Historians who emphasize the isolationist tradition typically view Theodore Roosevelt as the first internationalist president, followed by Woodrow Wilson and then Franklin Roosevelt and Harry Truman. An alternative view, however, notes that the United States has always been a strongly internationalist and universalist nation motivated by a deep sense of mission beyond narrow geographical boundaries. Robert Kagan advances this interpretation of history persuasively in his book Dangerous Nation, arguing that “the pervasive myth of America as isolationist and passive until provoked rests on a misunderstanding of America’s foreign policies in the seventeenth, eighteenth, and nineteenth centuries.”

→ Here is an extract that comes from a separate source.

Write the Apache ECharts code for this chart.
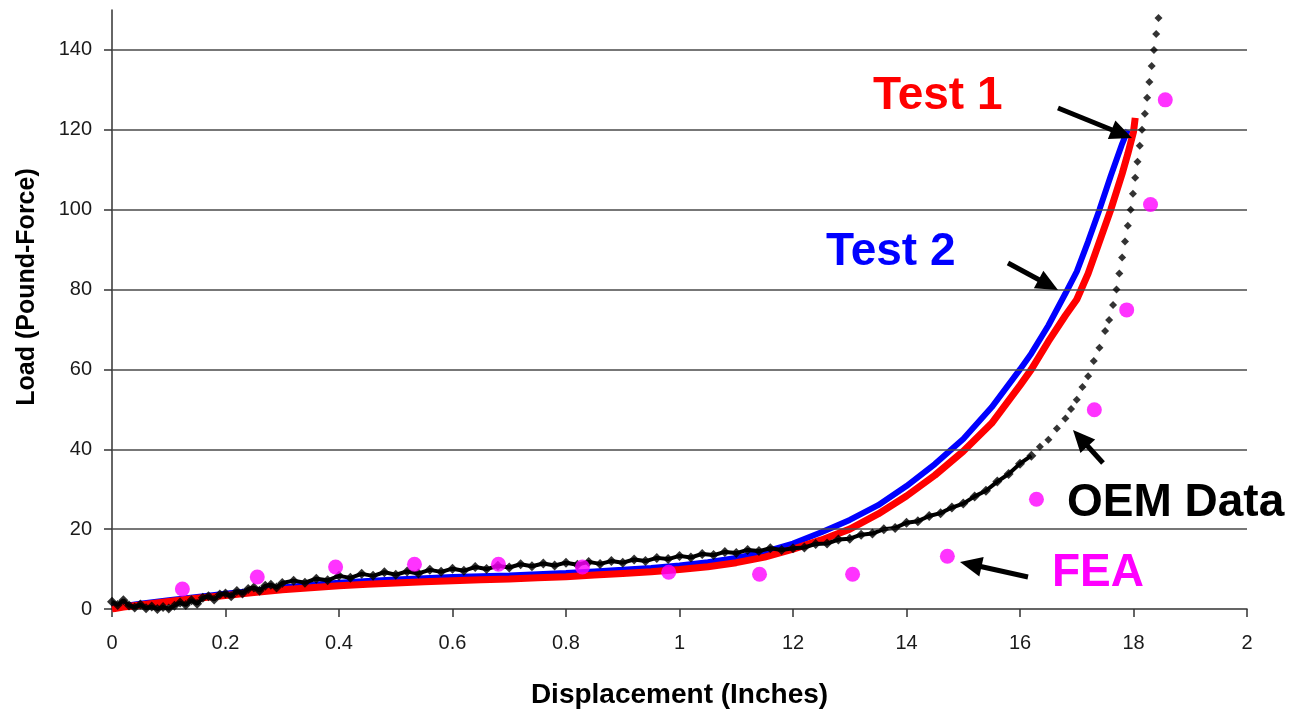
<!DOCTYPE html>
<html>
<head>
<meta charset="utf-8">
<script src="https://cdn.jsdelivr.net/npm/echarts@6/dist/echarts.min.js"></script>
<style>
html,body{margin:0;padding:0;background:#fff;}
#chart{width:1301px;height:714px;}
</style>
</head>
<body>
<div id="chart"></div>
<script>
// ---- data ----
const xTickLabels = ['0','0.2','0.4','0.6','0.8','1','12','14','16','18','2'];
const yTicks = [0,20,40,60,80,100,120,140];

const test1X = [0,0.02,0.05,0.1,0.15,0.2,0.25,0.3,0.35,0.4,0.45,0.5,0.55,0.6,0.65,0.7,0.75,0.8,0.85,0.9,0.95,1.0,1.05,1.1,1.15,1.2,1.25,1.3,1.35,1.4,1.45,1.5,1.55,1.6,1.62,1.65,1.68,1.7,1.72,1.74,1.76,1.78,1.79,1.8,1.803];
const test1Y = [0,0.5,1.0,1.9,2.7,3.4,4.1,4.8,5.3,5.8,6.2,6.5,6.8,7.1,7.3,7.5,7.8,8.1,8.5,8.9,9.3,9.9,10.6,11.6,13.0,15.0,17.3,20.0,23.8,28.3,33.5,39.5,46.5,56,60,67,73.5,77.5,84,92,100,109,114,119.5,123];

const test2X = [0,0.05,0.1,0.15,0.2,0.25,0.3,0.35,0.4,0.45,0.5,0.55,0.6,0.65,0.7,0.75,0.8,0.85,0.9,0.95,1.0,1.05,1.1,1.15,1.2,1.25,1.3,1.35,1.4,1.45,1.5,1.55,1.6,1.62,1.65,1.68,1.7,1.72,1.74,1.76,1.78,1.79];
const test2Y = [0.3,1.3,2.2,3.0,3.8,4.6,5.4,6.0,6.6,7.0,7.4,7.7,8.0,8.2,8.4,8.7,9.0,9.4,9.8,10.3,10.9,11.7,12.8,14.3,16.4,19.2,22.3,26.0,30.8,36.3,42.6,50.5,60,64,71,79,84.5,92,100,108.5,116.5,120];

const oemX = [0.00,0.01,0.02,0.03,0.04,0.05,0.06,0.07,0.08,0.09,0.10,0.11,0.12,0.13,0.14,0.15,0.16,0.17,0.18,0.19,0.20,0.21,0.22,0.23,0.24,0.25,0.26,0.27,0.28,0.29,0.30,0.32,0.34,0.36,0.38,0.40,0.42,0.44,0.46,0.48,0.50,0.52,0.54,0.56,0.58,0.60,0.62,0.64,0.66,0.68,0.70,0.72,0.74,0.76,0.78,0.80,0.82,0.84,0.86,0.88,0.90,0.92,0.94,0.96,0.98,1.00,1.02,1.04,1.06,1.08,1.10,1.12,1.14,1.16,1.18,1.20,1.22,1.24,1.26,1.28,1.30,1.32,1.34,1.36,1.38,1.40,1.42,1.44,1.46,1.48,1.50,1.52,1.54,1.56,1.58,1.60,1.62,1.635,1.65,1.665,1.68,1.69,1.70,1.71,1.72,1.73,1.74,1.75,1.757,1.764,1.770,1.775,1.780,1.785,1.790,1.795,1.799,1.803,1.807,1.811,1.815,1.820,1.824,1.828,1.832,1.836,1.840,1.844];
const oemY = [1.8,1.0,2.2,0.9,0.4,1.1,0.2,0.6,0.0,0.5,0.1,0.8,1.6,1.0,2.2,1.3,2.8,3.2,2.4,3.6,3.9,3.2,4.5,3.9,5.0,5.4,4.6,5.8,6.1,5.4,6.5,7.1,6.6,7.6,7.2,8.3,7.8,8.8,8.3,9.2,8.6,9.4,8.9,9.8,9.3,10.1,9.6,10.5,10.0,10.8,10.4,11.2,10.7,11.4,10.9,11.6,11.1,11.8,11.3,12.0,11.6,12.4,12.0,12.8,12.5,13.3,12.9,13.8,13.5,14.3,14.0,14.8,14.5,15.2,14.8,15.2,15.4,16.3,16.4,17.4,17.6,18.6,18.9,20.0,20.3,21.6,22.0,23.3,24.0,25.4,26.4,28.2,29.6,31.9,33.8,36.4,38.4,40.6,42.4,45.2,47.7,50.1,52.4,55.6,58.3,62.1,65.4,69.6,72.4,76.1,80,84,88,92,96,100,104,108,112,116,120,124,128,132,136,140,144,148];

const feaX = [0.124,0.256,0.394,0.533,0.681,0.829,0.981,1.141,1.305,1.472,1.629,1.731,1.788,1.830,1.856];
const feaY = [5.0,8.0,10.5,11.2,11.2,10.5,9.2,8.7,8.7,13.2,27.5,49.9,74.9,101.3,127.5];

// ---- build ----
const zip = (xs, ys) => xs.map((x, i) => [x, ys[i]]);
const FONT = '"Liberation Sans", Arial, sans-serif';
const chart = echarts.init(document.getElementById('chart'), null, {renderer: 'canvas'});

const oemAll = zip(oemX, oemY);
const oemDense = oemAll.filter(p => p[0] <= 1.62);

function arrow(x1, y1, x2, y2) {
  const dx = x2 - x1, dy = y2 - y1, L = Math.hypot(dx, dy);
  const ux = dx / L, uy = dy / L, hl = 22, hw = 10;
  const bx = x2 - ux * hl, by = y2 - uy * hl;
  return [
    {type: 'line', shape: {x1: x1, y1: y1, x2: bx + ux * 2, y2: by + uy * 2}, style: {stroke: '#000', lineWidth: 5}, z: 100},
    {type: 'polygon', shape: {points: [[x2, y2], [bx - uy * hw, by + ux * hw], [bx + uy * hw, by - ux * hw]]}, style: {fill: '#000'}, z: 100}
  ];
}

const texts = [
  {t: 'Test 1', x: 873, y: 96, c: '#ff0000'},
  {t: 'Test 2', x: 826, y: 252, c: '#0000ff'},
  {t: 'OEM Data', x: 1067, y: 503, c: '#000000'},
  {t: 'FEA', x: 1052, y: 573, c: '#ff00ff'}
].map(o => ({type: 'text', x: o.x, y: o.y, z: 100,
  style: {text: o.t, fill: o.c, font: 'bold 46px ' + FONT, align: 'left', verticalAlign: 'middle'}}));

const graphics = [].concat(
  texts,
  arrow(1058, 108, 1132, 138),
  arrow(1008, 263, 1058, 290),
  arrow(1103, 463, 1073, 430),
  arrow(1028, 577, 960, 562),
  [{type: 'text', x: 27, y: 287, rotation: Math.PI / 2, z: 100,
    style: {text: 'Load (Pound-Force)', fill: '#000', font: 'bold 25px ' + FONT, align: 'center', verticalAlign: 'middle'}}]
);

const option = {
  backgroundColor: '#ffffff',
  animation: false,
  grid: {left: 112, right: 54, top: 10, bottom: 102, containLabel: false},
  xAxis: {
    type: 'value', min: 0, max: 2, interval: 0.2,
    name: 'Displacement (Inches)', nameLocation: 'middle', nameGap: 72,
    nameTextStyle: {fontFamily: FONT, fontSize: 28, fontWeight: 'bold', color: '#000'},
    axisLine: {show: true, onZero: false, lineStyle: {color: '#333', width: 1.5}},
    axisTick: {show: true, inside: false, length: 8, lineStyle: {color: '#333', width: 1.5}},
    axisLabel: {margin: 24, fontFamily: FONT, fontSize: 20, color: '#1a1a1a',
      formatter: v => xTickLabels[Math.round(v / 0.2)] ?? ''},
    splitLine: {show: false}
  },
  yAxis: {
    type: 'value', min: 0, max: 150, interval: 20,
    axisLine: {show: true, onZero: false, lineStyle: {color: '#333', width: 1.5}},
    axisTick: {show: true, length: 8, customValues: yTicks, lineStyle: {color: '#333', width: 1.5}},
    axisLabel: {margin: 20, fontFamily: FONT, fontSize: 20, color: '#1a1a1a', customValues: yTicks},
    splitLine: {show: false}
  },
  graphic: graphics,
  series: [
    {
      name: 'Test 2', type: 'line', data: zip(test2X, test2Y),
      showSymbol: false, smooth: false, lineStyle: {color: '#0000ff', width: 6},
      markLine: {
        silent: true, symbol: 'none', label: {show: false},
        lineStyle: {color: '#4a4a4a', width: 1.5, type: 'solid'},
        data: yTicks.slice(1).map(v => ({yAxis: v}))
      },
      z: 2
    },
    {
      name: 'Test 1', type: 'line', data: zip(test1X, test1Y),
      showSymbol: false, smooth: false, lineStyle: {color: '#ff0000', width: 7}, z: 3
    },
    {
      name: 'OEM band', type: 'line', data: oemDense,
      showSymbol: false, lineStyle: {color: '#000', width: 4}, z: 4
    },
    {
      name: 'OEM Data', type: 'scatter', data: oemAll,
      symbol: 'diamond', symbolSize: p => (p[0] <= 1.62 ? 10 : 8), itemStyle: {color: '#000'}, z: 5
    },
    {
      name: 'FEA', type: 'scatter', data: zip(feaX, feaY),
      symbol: 'circle', symbolSize: 15, itemStyle: {color: '#ff00ff'}, z: 6
    }
  ]
};
chart.setOption(option);
</script>
</body>
</html>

Kagan shows that the American founding generation was, in fact, highly internationally oriented and by no means isolationist. In fact, George Washington faced geopolitical realities remarkably similar to the challenges of the twentieth century. In Kagan’s interpretation, Washington’s warning against permanent alliances was, in fact, a specific and unique attempt to maneuver America away from its alliance with France at a time when French expansionism had become reminiscent of the subsequent German expansionism in the late nineteenth and early twentieth centuries. In both cases, the United States opted to align with Great Britain, reasoning that if a continental power subjugated the British, America would likely be next.

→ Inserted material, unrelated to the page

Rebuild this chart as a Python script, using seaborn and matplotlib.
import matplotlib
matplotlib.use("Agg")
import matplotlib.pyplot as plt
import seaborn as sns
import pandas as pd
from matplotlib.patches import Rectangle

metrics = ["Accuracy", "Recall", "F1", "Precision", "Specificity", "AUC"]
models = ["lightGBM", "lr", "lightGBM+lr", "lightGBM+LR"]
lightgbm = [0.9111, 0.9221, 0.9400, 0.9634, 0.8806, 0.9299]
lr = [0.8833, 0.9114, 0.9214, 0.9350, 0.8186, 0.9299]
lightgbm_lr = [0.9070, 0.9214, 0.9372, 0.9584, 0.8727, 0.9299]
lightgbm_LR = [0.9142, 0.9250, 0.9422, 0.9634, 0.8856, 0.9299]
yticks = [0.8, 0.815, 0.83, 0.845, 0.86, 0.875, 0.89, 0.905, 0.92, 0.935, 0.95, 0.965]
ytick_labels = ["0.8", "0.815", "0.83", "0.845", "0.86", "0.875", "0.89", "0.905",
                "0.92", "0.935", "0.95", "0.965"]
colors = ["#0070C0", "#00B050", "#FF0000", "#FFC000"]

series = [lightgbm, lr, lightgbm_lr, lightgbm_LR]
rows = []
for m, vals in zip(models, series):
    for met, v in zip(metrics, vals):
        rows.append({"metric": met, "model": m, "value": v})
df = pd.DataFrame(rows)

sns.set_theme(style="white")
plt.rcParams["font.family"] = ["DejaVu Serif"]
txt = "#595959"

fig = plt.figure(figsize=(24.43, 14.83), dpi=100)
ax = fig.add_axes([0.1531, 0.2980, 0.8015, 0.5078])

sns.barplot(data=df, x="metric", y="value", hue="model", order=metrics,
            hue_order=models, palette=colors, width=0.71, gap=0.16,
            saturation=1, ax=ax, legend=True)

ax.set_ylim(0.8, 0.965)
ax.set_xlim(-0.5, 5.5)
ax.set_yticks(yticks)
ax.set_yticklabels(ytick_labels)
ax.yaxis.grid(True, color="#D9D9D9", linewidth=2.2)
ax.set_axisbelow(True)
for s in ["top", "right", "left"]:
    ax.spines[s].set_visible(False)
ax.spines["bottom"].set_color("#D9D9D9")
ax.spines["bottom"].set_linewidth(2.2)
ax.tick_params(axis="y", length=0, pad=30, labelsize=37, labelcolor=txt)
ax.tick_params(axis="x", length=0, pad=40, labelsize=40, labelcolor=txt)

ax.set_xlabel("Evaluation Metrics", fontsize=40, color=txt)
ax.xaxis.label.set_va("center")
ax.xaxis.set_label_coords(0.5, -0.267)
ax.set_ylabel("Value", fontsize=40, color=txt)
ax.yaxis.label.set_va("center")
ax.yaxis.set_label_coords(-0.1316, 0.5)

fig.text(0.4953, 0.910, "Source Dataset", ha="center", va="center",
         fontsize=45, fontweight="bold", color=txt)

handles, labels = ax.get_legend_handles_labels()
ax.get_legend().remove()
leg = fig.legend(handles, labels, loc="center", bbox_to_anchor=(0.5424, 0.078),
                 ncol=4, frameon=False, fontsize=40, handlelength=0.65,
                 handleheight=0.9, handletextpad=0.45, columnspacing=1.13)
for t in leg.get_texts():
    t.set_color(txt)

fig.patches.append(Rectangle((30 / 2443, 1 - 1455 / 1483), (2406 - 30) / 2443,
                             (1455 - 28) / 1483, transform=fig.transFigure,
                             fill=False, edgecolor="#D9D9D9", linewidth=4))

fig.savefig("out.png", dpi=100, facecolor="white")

Kagan also draws an interesting parallel to the Cold War in a discussion of Washington’s Treasury secretary, Alexander Hamilton:
Prefiguring the argument advanced a century and a half later by George Kennan about another revolutionary despotism, Hamilton argued that French leaders were driven to expansionism abroad by fear of their own lack of legitimacy at home.
Besides the first president, no other president did as much to shape early American history as did the sixteenth president, Abraham Lincoln, who abolished slavery and kept the Union intact. And like Washington and Hamilton, Lincoln prefigured many of the challenges faced by modern-day decision makers.
During a private visit to Lincoln’s hometown of Springfield, Illinois, in September 2009, I came across a powerful quote from Lincoln that I included in a speech that same month at the Atlantic Council in Washington, DC:
Our defense is in the preservation of the spirit which prizes liberty as a heritage of all men, in all lands, everywhere. Destroy this spirit, and you have planted the seeds of despotism around your own doors.
Lincoln spoke these words on a symbolic date: September 11, 1858. Exactly 143 years before the terrorist attacks of 2001, Lincoln already knew what President George W. Bush subsequently described as the key lesson of 9/11: “The human condition elsewhere matters to our national security.”
The historical interpretation is important because history often creates a sense of legitimacy that can be influential in present public policy discussions. If one accepts the view that the American founders were isolationists at heart, then it is easy to conclude that Truman’s internationalism was an aberration fostered by the unique circumstances surrounding the beginning of the Cold War. Now that circumstances are different, the temptation will be to fall back on the original ideas of the founders if at all possible. If, on the other hand, we believe that America has always been internationalist at heart, then the case for continued internationalism in the present age becomes much stronger.
I personally find Kagan’s interpretation of American history very convincing. I believe Truman carried the mantle of Washington and Lincoln, but as we shall see in the next chapter, it fell to another Cold War president to truly rise to the rhetorical level of the Declaration of Independence and the Gettysburg Address.